Bernanke outlined two other relief options:
—Disclosing more information in the Fed’s post-meeting policy statements about how long Fed policymakers would continue to hold rates at record lows. For more than a year, the Fed has been pledging to hold rates at ultra-low levels for an “extended period.”
— Cutting to zero the interest the Fed pays for banks to keep money parked at the Fed. That rate is now 0.25 percent. The goal would be to induce banks to withdraw their money from the Fed and lend it instead.
“The issue at this stage is not whether we have the tools to help support economic activity and guard against disinflation,” Bernanke said. “We do. The issue is instead whether, at any given juncture, the benefits of each tool, in terms of additional stimulus, outweigh the associated costs or risks of using each tool.”

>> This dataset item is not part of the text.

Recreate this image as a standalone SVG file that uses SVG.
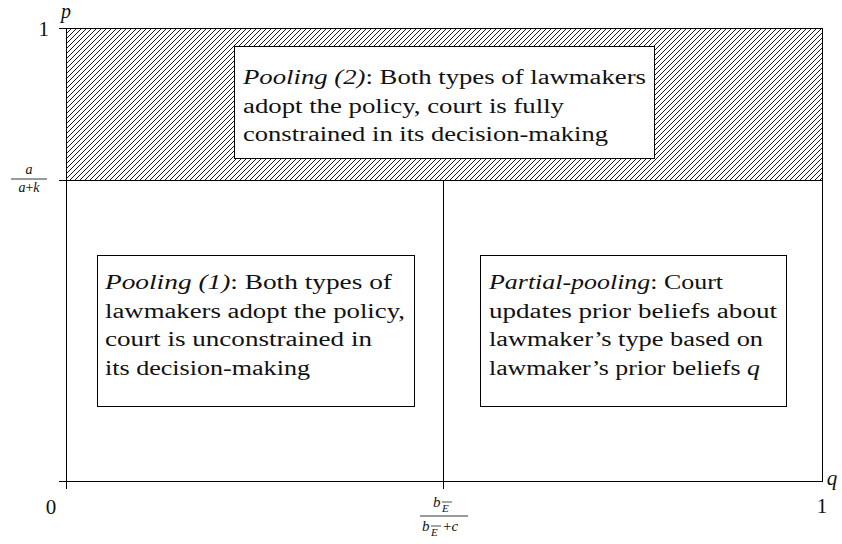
<svg xmlns="http://www.w3.org/2000/svg" width="842" height="544" viewBox="0 0 842 544">
<defs>
<pattern id="hatch" patternUnits="userSpaceOnUse" width="5" height="5">
<path d="M0,5 L5,0 M-1,1 L1,-1 M4,6 L6,4" stroke="#000" stroke-width="0.9"/>
</pattern>
</defs>
<style>
.ax{stroke:#000;stroke-width:1;fill:none}
.box{fill:#fff;stroke:#000;stroke-width:1}
.t{font-size:20px;fill:#111}
.i{font-style:italic}
.m{fill:#111}
</style>
<rect x="66" y="28" width="756" height="152" fill="url(#hatch)"/>
<g id="connectors">
<line class="ax" x1="59" y1="28.5" x2="822" y2="28.5"/>
<line class="ax" x1="59" y1="180.5" x2="822" y2="180.5"/>
<line class="ax" x1="59" y1="481.5" x2="822" y2="481.5"/>
<line class="ax" x1="66.5" y1="28" x2="66.5" y2="489"/>
<line class="ax" x1="822.5" y1="28" x2="822.5" y2="482"/>
<line class="ax" x1="443.5" y1="180" x2="443.5" y2="489"/>
</g>
<g id="axis-labels" font-family="Liberation Serif, DejaVu Serif, serif">
<text class="m i" x="66" y="18" font-size="20" text-anchor="middle">p</text>
<text class="m" x="49" y="36" font-size="21" text-anchor="end">1</text>
<text class="m i" x="29" y="174" font-size="14" text-anchor="middle">a</text>
<line x1="11" y1="179" x2="47" y2="179" stroke="#000" stroke-width="0.8"/>
<text class="m" x="29" y="192" font-size="14" text-anchor="middle"><tspan font-style="italic">a</tspan>+<tspan font-style="italic">k</tspan></text>
<text class="m" x="51" y="514" font-size="21" text-anchor="middle">0</text>
<text class="m" x="822" y="513" font-size="21" text-anchor="middle">1</text>
<text class="m i" x="832" y="485" font-size="21" text-anchor="middle">q</text>
<text class="m i" x="433" y="507" font-size="15">b</text>
<text class="m i" x="442" y="512" font-size="11">E</text>
<line x1="442" y1="502" x2="452" y2="502" stroke="#000" stroke-width="0.7"/>
<line x1="420" y1="516" x2="468" y2="516" stroke="#000" stroke-width="0.8"/>
<text class="m i" x="422" y="531" font-size="15">b</text>
<text class="m i" x="431" y="536" font-size="11">E</text>
<line x1="431" y1="526" x2="441" y2="526" stroke="#000" stroke-width="0.7"/>
<text class="m" x="443" y="531" font-size="15">+<tspan font-style="italic">c</tspan></text>
</g>
<g id="pooling2" font-family="Liberation Serif, DejaVu Serif, serif">
<rect class="box" x="234.5" y="46.5" width="420" height="112"/>
<text class="t" x="243" y="84" textLength="403" lengthAdjust="spacingAndGlyphs"><tspan class="i">Pooling (2)</tspan>: Both types of lawmakers</text>
<text class="t" x="243" y="113" textLength="321" lengthAdjust="spacingAndGlyphs">adopt the policy, court is fully</text>
<text class="t" x="243" y="141" textLength="365" lengthAdjust="spacingAndGlyphs">constrained in its decision-making</text>
</g>
<g id="pooling1" font-family="Liberation Serif, DejaVu Serif, serif">
<rect class="box" x="97.5" y="255.5" width="317" height="151"/>
<text class="t" x="105" y="289" textLength="287" lengthAdjust="spacingAndGlyphs"><tspan class="i">Pooling (1)</tspan>: Both types of</text>
<text class="t" x="105" y="318" textLength="300" lengthAdjust="spacingAndGlyphs">lawmakers adopt the policy,</text>
<text class="t" x="105" y="346" textLength="267" lengthAdjust="spacingAndGlyphs">court is unconstrained in</text>
<text class="t" x="105" y="375" textLength="205" lengthAdjust="spacingAndGlyphs">its decision-making</text>
</g>
<g id="partial" font-family="Liberation Serif, DejaVu Serif, serif">
<rect class="box" x="480.5" y="255.5" width="306" height="151"/>
<text class="t" x="489" y="289" textLength="234" lengthAdjust="spacingAndGlyphs"><tspan class="i">Partial-pooling</tspan>: Court</text>
<text class="t" x="489" y="318" textLength="288" lengthAdjust="spacingAndGlyphs">updates prior beliefs about</text>
<text class="t" x="489" y="346" textLength="274" lengthAdjust="spacingAndGlyphs">lawmaker’s type based on</text>
<text class="t" x="489" y="375" textLength="271" lengthAdjust="spacingAndGlyphs">lawmaker’s prior beliefs <tspan class="i">q</tspan></text>
</g>
</svg>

The Fed’s strategy carries no guarantees. Short-term interest rates near zero have yet to rejuvenate the economy. The benefits of federal stimulus programs are fading, and Congress has declined to pass any major new economic aid. Bernanke is under intense pressure to provide relief yet has no easy options for fixing the economy.
Hoenig likened Bernanke’s job to that of a horse whisperer: Both must watch their body language and avoid inciting any panic. “There is a lot in common with a horse whisperer and a good central banker, I think,” he says.
At a Fed meeting earlier this month, Bernanke persuaded his colleagues to use a relatively small amount of money generated by its portfolio of mortgage securities to buy government debt. The goal is to further ease rates on mortgages and other loans.
The economy, which has been slowing all year, barely grew in the spring — it eked out a 1.6 percent annual growth rate in the April-to-June period. At such a tepid pace, the nation’s 9.5 percent unemployment rate could climb and pass 10 percent later this year or early next year, some analysts say.
The gravest risk is that consumers could turn even more cautious about spending and businesses more nervous about hiring — causing the economy not just to stall but to slip into reverse.
Just a year ago, Bernanke and others attending the conference had been breathing a sign of relief that the worst of the financial crisis had passed. This year, they are holding their breath again.
Last year, Bernanke made time for a hike. Not so this year.
Yet despite the economy’s recent slowing, Bernanke said he continues to believe there will be “some pickup” in growth in 2011, if not enough to substantially drive down unemployment and reduce the vast ranks of the unemployed.
“We have come a long way, but there is still some way to travel,” Bernanke said.